Golconda, India, circa 1650-80
Cast brass carved with punched and engraved details and traces of polychrome
Height: 34 cm; Length: 39.5 cm
This remarkable zoomorphic palanquin finial is a striking example of the bold and original tradition of Golconda decorative metalware made for the context of the grand processions of the illustrious nobility.
The finial takes the most expressive form of a miniature yali riding a makara. The yali, often found sculpted in rampant pose in the pillars of many South Indian temples, is a mythical creature whose body is usually part lion, part horse and part elephant. Our yali has a graceful feline body with the head of a lion and elephant tusks. More powerful than any of the animals that compose its body, the yali has a predominantly protective nature, and in its iconography can often be found riding a makara.
Also a protective figure, the makara is a half terrestrial and half aquatic creature, a hybrid of different animals usually combining the jaw of a crocodile, the snout of an elephant and the ears and tusks of a wild board, while having a flexible fish-like body with scales on its surface. Traditionally seen as a mythical aquatic being serving as guardian of temples and thrones, the makara is adorned with an elegant headpiece placed over an ornamental swirly horse’s mane, smoothing elements of the rawness of expression brought forth by the protruding teeth of the wild boar. Both are finely decorated with engraved and punched details with particular attention given to the areas around the makara’s neck, mouth and eyes, and the yali’s mane.

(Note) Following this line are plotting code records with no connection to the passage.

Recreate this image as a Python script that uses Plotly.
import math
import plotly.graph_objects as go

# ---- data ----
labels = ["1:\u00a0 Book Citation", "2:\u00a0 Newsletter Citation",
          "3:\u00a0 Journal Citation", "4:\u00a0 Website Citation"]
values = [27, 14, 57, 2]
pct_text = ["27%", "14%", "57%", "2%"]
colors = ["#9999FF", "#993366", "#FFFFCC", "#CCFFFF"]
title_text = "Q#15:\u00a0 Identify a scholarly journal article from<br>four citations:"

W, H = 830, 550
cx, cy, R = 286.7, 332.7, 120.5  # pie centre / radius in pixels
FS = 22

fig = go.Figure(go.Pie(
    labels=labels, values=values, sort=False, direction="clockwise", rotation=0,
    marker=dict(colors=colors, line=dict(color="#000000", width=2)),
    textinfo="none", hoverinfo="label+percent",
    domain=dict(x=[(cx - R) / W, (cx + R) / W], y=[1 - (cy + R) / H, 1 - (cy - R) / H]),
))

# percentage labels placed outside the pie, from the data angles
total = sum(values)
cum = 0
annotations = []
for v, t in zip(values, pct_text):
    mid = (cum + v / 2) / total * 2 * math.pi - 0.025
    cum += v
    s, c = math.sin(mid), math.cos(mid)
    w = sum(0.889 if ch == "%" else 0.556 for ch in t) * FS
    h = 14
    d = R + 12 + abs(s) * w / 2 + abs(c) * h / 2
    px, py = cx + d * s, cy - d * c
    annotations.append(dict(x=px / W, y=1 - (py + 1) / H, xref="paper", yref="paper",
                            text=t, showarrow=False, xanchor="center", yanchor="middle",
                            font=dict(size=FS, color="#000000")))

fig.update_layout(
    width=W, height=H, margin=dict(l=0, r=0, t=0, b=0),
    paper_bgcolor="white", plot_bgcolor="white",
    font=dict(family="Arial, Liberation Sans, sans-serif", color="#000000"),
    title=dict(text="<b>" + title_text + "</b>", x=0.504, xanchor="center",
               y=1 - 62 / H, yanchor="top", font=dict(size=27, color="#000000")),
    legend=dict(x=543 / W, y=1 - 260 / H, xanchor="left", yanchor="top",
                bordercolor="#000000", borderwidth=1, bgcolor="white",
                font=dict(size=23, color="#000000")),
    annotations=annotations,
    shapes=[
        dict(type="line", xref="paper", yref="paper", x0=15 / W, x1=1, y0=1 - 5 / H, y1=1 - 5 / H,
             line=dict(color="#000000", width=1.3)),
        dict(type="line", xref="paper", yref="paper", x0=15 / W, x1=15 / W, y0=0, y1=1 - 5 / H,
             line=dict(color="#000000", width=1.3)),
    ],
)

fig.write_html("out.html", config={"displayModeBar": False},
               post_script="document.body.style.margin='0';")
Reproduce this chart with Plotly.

Palanquins, or ‘palki’, used to carry noblemen in grand processions seem to have been decorated with lavish interiors and, externally, with four poles capped with finials in the form of fierce animal creatures, while the ones used to carry their female counterparts behind closed curtains were mainly ornamented with flower-shaped finials. We can therefore surmise that the present finial was once used as part of a palanquin transporting a distinctive nobleman. Equally interesting is the suggestion that palanquins might have been conceived as floating vessels over undulating waters (Stewart), signalled by the use of decorative lotus flowers, motifs closely related to water, in the palanquins carrying women, but also consistent with the punctuation of a palanquin for a nobleman with the makara, the guardian sea-creature seen in this finial.
Provenance:
Spink and Sons, London, 1978.
Private collection, UK.
Exhibited and Published:
Sultans of the Deccan India 1500-1700: Opulence and Fantasy. The Metropolitan Museum of Art, New York, 2015, page 248, plate 142i.